Our movie selections for the weekend started with a definite 80’s theme, with Risky Business, Ruthless People, and Big Business. Later we hit Blockbuster and picked up King Arthur (very disappointing) and the new Battlestar Galactica miniseries (very impressive).

After Prairie headed back out to Ellensburg, I camped out in front of the computer and put a few hours into a project I’d been meaning to work on for a long time. I’d always intended for the Hanscom Family Weblog to involve more participants than just my dad and I, but one of the stumbling blocks had been a lack of any sort of ‘instruction manual’ for the site. After Dad forwarded me an e-mail from his brother, my Uncle Doug, letting me know that Doug was interested in contributing to the site, I finally buckled down and got a start on writing out a Users Guide so that more of the extended family can participate.

So, all in all, not a bad weekend. Of course, I haven’t mentioned the number of hours I spent whining and grumbling about being sick, but we’ll just let that slide this time, shall we? :)

Ugh. Ick. Bleah.

I’m getting sick. No, I’ve gotten sick. This bites. Body aches all over, my eyeballs want to explode anytime I’m not looking directly ahead, and my brain has shut down.

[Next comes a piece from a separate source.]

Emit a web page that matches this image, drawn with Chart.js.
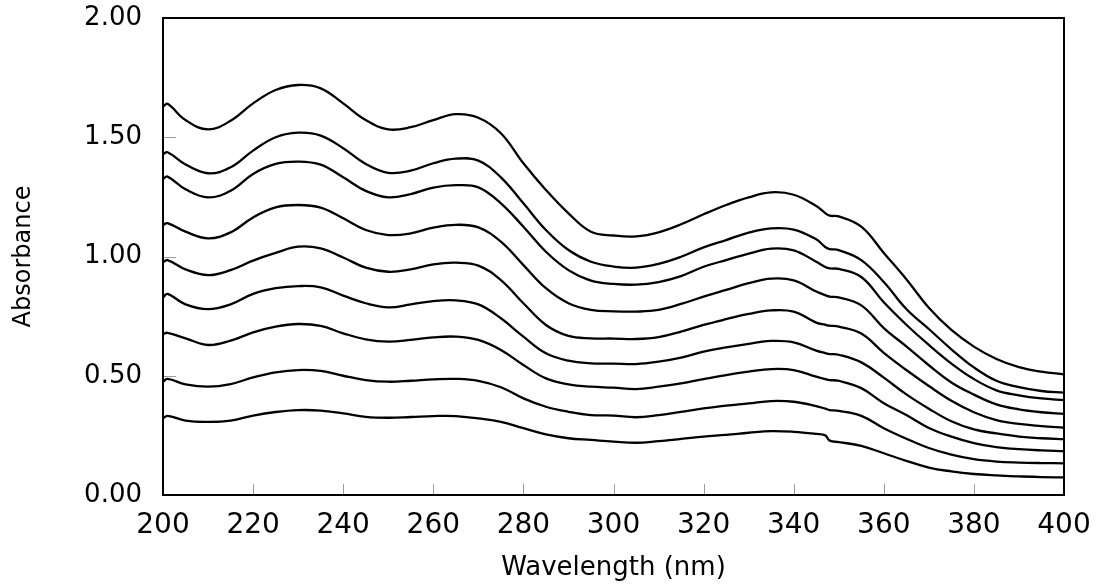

For some reason, it’s always one of the first things to go when I get ill — thank goodness for built-in spellchecking, the number of typos and fat-finger errors I’m making is just depressing.

On the bright side, one thing I love about working five blocks from home is that I’ve got time on my one-hour lunch break to leave work, hit Subway, grab a sandwich, come home, eat, hop into the shower and soak under hot water for about 20 minutes, then get back dressed and head back into work. That’s probably about the only thing that made the latter half of the day bearable.

Early bed for me, tonight.

Meh.

iTunesMost Wonderful Girl, The” by Lords of Acid from the album Lust (1991, 4:47).

Washington Post article on Blogging and Jobs

About two weeks ago, I spent some time being interviewed by Amy Joyce of the Washington Post about my expulsion from the Microsoft campus for an article she was working on about the potential pitfalls of blogging about one’s job. The article went live today: Free Expression Can Be Costly When Bloggers Bad-Mouth Jobs. Here’s the section where I’m quoted:

Michael Hanscom started his blog, Eclecticism, before 2000, as a way to keep in touch with family and collect things he found on the Internet. A fan of Apple computers, he found himself working at a temporary job with Xerox on the Microsoft campus in Redmond, Wash.

Hanscom said his family teased him that he would burst into flames when he walked onto the Microsoft campus. So one day, when he noticed a pallet of Macs — the same version he just bought for himself — ready to be delivered to Microsoft, he took a picture and posted it. “It struck my sense of humor,” he said.

A few days after Hanscom posted the picture, he said, his Xerox manager called him into an office. The manager had Hanscom’s blog up, and asked if the picture was his. Hanscom said it was, but said it was posted on his own time, on his own computer. According to Hanscom, the manager then said because it was posted on his own space and time, the company couldn’t ask him to take it down, but he could never come to the Microsoft campus again.

“It makes sense, really,” Hanscom said. “I’ve tried since then to look at it from their point of view. I never gave away any secrets, but I was in a position where I saw a lot.”

Quite a few other webloggers were quoted, too. Looks like my fifteen minutes isn’t quite over with yet! :)

(If anyone happens to be finding my site on a Google search after reading the WaPo article, my 15 Minutes category has all the gory details.)